As the Mazotos ship wreck 2016 excavation project runs day by day, this breath taking merchant ship lying in silence for at least two and a half millenia, keeps revealing its secrets triggering the enthusiasm and agony to all participants of this well organised project by the University of Cyprus Research Centre-MareLAB, and the Nautical Archaeological Society.
The feeling of diving to 45m and the sight of at least 800 Chian amphorae lying, intact at their original position, or smashed in pieces, as they were packed up for the long and grinding journey from the Aegean towards the East Mediterranean, is like entering a time capsule piercing shivers to all participant divers while they are descending to approach it in order to accomplish their tasks.
Bottom time is very restrictive to achieve productive work, as sometimes the 20 minutes won’t last to complete all tasks planned on the surface.

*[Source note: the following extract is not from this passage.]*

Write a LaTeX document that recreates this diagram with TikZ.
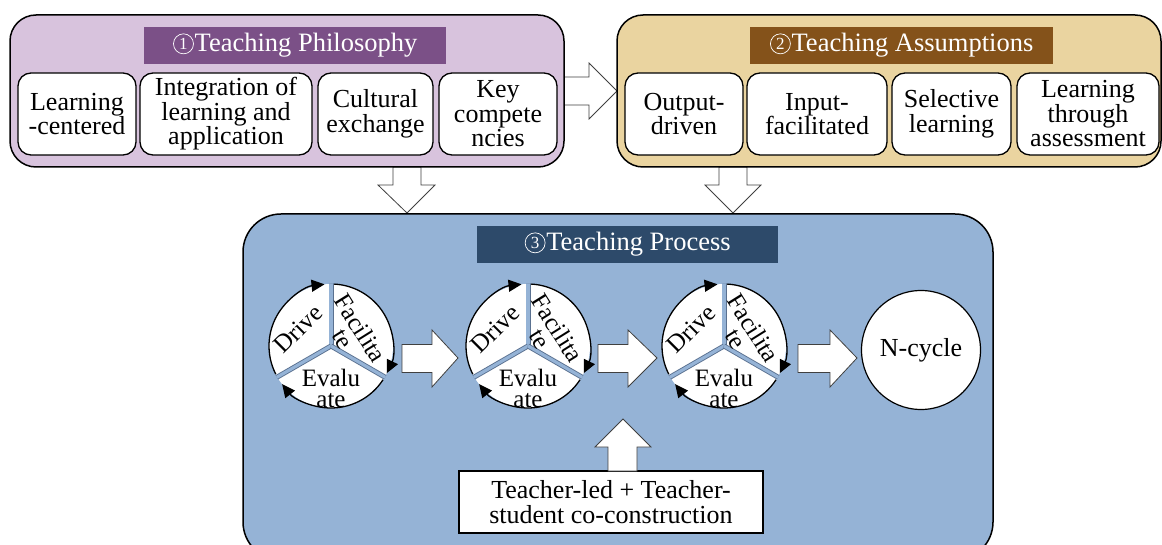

Where parameters like nitrogen narcosis that affects most divers (sometimes not even realising it) along with low visibility conditions due to bottom sandstorms, make the job more complex.
All procedures are now pretty much standardised for all three teams, one at the Bow and two for the west side trenches in the middle of the ship, team A and team B. Procedures include mostly confirmations of the position and tagging according to last excavation periods, photo documentation of each artefact separately as well as the whole trench. Carefully excavating with the air-lift, tagging new revealed amphorae and recovering some to the surface for further documentation and investigation.

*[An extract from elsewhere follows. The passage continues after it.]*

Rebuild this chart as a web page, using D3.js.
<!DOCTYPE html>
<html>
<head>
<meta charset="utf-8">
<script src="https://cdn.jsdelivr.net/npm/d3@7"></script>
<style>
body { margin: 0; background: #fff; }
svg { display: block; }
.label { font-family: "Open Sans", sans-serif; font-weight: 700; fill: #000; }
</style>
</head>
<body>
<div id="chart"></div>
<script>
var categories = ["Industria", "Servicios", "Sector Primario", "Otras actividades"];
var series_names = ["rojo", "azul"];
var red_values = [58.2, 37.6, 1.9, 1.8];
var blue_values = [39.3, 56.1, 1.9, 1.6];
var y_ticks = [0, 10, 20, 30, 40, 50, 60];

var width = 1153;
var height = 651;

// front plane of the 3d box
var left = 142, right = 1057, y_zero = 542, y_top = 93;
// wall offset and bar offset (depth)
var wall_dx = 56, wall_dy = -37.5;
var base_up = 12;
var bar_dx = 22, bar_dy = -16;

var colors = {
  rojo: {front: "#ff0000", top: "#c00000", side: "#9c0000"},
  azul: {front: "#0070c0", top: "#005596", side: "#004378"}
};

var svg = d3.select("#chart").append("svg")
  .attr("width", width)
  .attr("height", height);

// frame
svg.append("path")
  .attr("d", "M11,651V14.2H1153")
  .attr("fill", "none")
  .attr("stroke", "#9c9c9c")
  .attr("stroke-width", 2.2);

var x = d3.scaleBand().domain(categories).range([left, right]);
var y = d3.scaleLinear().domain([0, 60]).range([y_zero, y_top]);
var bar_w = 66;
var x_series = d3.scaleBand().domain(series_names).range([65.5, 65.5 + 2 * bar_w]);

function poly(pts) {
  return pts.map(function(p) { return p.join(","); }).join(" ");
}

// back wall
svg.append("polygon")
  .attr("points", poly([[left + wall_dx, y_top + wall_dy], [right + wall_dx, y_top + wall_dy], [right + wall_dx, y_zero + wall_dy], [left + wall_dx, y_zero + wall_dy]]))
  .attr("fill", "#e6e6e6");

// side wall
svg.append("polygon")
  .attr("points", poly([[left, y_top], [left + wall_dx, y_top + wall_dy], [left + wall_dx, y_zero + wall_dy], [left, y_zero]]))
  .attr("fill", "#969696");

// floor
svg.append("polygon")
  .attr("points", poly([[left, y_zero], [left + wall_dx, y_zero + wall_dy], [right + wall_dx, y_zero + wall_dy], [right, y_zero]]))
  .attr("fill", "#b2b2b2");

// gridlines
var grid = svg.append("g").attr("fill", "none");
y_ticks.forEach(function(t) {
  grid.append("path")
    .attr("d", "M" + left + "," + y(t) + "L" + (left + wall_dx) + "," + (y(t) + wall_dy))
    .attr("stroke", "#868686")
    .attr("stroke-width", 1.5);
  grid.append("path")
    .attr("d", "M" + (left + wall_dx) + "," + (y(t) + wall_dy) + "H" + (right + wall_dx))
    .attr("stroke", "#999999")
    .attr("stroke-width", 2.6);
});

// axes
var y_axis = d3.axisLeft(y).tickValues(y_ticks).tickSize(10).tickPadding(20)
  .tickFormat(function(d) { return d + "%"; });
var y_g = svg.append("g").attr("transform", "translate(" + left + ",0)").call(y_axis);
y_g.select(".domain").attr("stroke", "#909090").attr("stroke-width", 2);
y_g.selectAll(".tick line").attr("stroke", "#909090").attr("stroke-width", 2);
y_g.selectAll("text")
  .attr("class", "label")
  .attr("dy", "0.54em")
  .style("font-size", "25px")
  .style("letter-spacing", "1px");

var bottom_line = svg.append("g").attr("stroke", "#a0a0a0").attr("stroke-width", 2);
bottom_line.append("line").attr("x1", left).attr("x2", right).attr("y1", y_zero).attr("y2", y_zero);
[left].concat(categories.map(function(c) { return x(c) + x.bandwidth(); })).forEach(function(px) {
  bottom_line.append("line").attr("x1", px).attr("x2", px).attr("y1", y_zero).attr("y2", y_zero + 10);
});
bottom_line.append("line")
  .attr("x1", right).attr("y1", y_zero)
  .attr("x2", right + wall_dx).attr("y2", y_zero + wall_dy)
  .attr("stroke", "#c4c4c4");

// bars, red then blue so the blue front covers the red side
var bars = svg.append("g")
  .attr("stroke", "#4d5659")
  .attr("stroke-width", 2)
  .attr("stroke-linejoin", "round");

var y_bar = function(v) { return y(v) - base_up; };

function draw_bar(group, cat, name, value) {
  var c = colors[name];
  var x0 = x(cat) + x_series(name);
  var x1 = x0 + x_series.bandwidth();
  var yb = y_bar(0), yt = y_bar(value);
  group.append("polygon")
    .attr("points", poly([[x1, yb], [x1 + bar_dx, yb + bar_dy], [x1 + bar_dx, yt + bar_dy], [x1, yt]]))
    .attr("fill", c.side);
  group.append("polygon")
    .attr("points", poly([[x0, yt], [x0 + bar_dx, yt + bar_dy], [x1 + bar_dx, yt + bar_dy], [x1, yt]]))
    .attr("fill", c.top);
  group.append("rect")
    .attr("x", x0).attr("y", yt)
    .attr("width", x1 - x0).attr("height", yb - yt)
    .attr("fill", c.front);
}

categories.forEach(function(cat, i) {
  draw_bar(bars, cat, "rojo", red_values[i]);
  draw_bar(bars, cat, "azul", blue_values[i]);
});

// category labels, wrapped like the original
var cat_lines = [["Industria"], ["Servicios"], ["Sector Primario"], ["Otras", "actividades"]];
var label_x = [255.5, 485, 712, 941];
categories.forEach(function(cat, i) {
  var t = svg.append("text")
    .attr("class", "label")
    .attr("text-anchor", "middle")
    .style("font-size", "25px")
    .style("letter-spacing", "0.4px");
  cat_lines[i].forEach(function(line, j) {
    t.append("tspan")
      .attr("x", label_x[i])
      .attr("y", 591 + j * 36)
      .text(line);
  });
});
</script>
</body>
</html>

From the beginning of this year’s excavation I am assigned in team B, feeling honoured and lucky at the same time because our trench has the highest concentration of amphorae. Today my team was assign to clear the top level of loose amphorae from the trench in order to continue with the excavation process with the air lift, in turn making it more efficient.
First dive group of the team was Costas Mardacoftas and Christos Iliades who manage to carefully remove large pieces of broken amphorae to the storage pit next to our trench in order to be recovered to surface on an another scheduled dive. They also brought to surface a couple of pieces from our trench which they were later photo documented and prepared by the field conservator Konstantina for the desalination process that will last about a year. Dive two for our team saw me and Robert excavating our area in trench B where we revealed glimpses of more amphorae, whether they are whole or not we do not know – we will need to excavate more to find out!

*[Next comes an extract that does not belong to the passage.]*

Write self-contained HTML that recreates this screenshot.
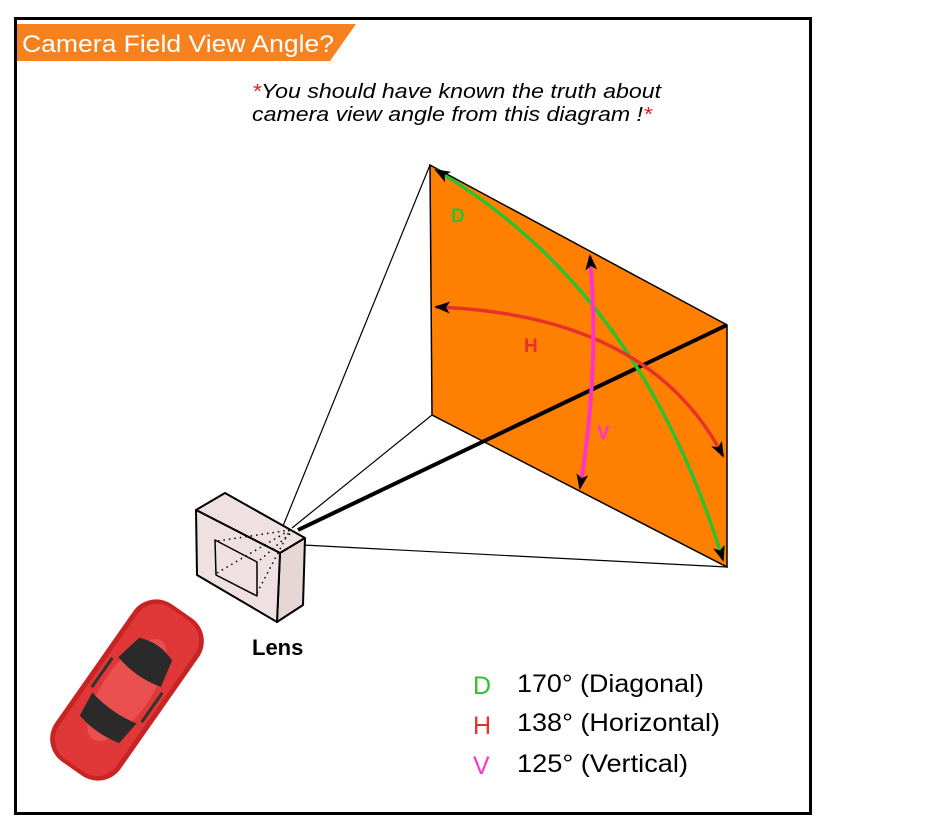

Class sessions in the evening were carried out by the chief conservator of the Cyprus department of Antiquities, Eleni Loizides. She explained to the audience the process of desalination and the complexity of dealing with different surviving materials that had been recovered from an underwater environment, like wood, metal and ceramic. Later it was Irinis Katsouri’s turn to give us an introduction of how artefacts get orientated and georeferenced into a 3D model with the help of the site point cloud resulted from photogrammetry by the team surveyors. Last to speak was Dr. Dimitrios Skarlatos who presented iMareCulture, an H2020 project about underwater VR museums (www.imareculure.eu).
Day by day, this time capsule keeps revealing more artefacts and more clues that would help the investigation of this 2500-year riddle. My enthusiasm can’t be described and I am definitely coming back after this field school ends to continue with this investigation.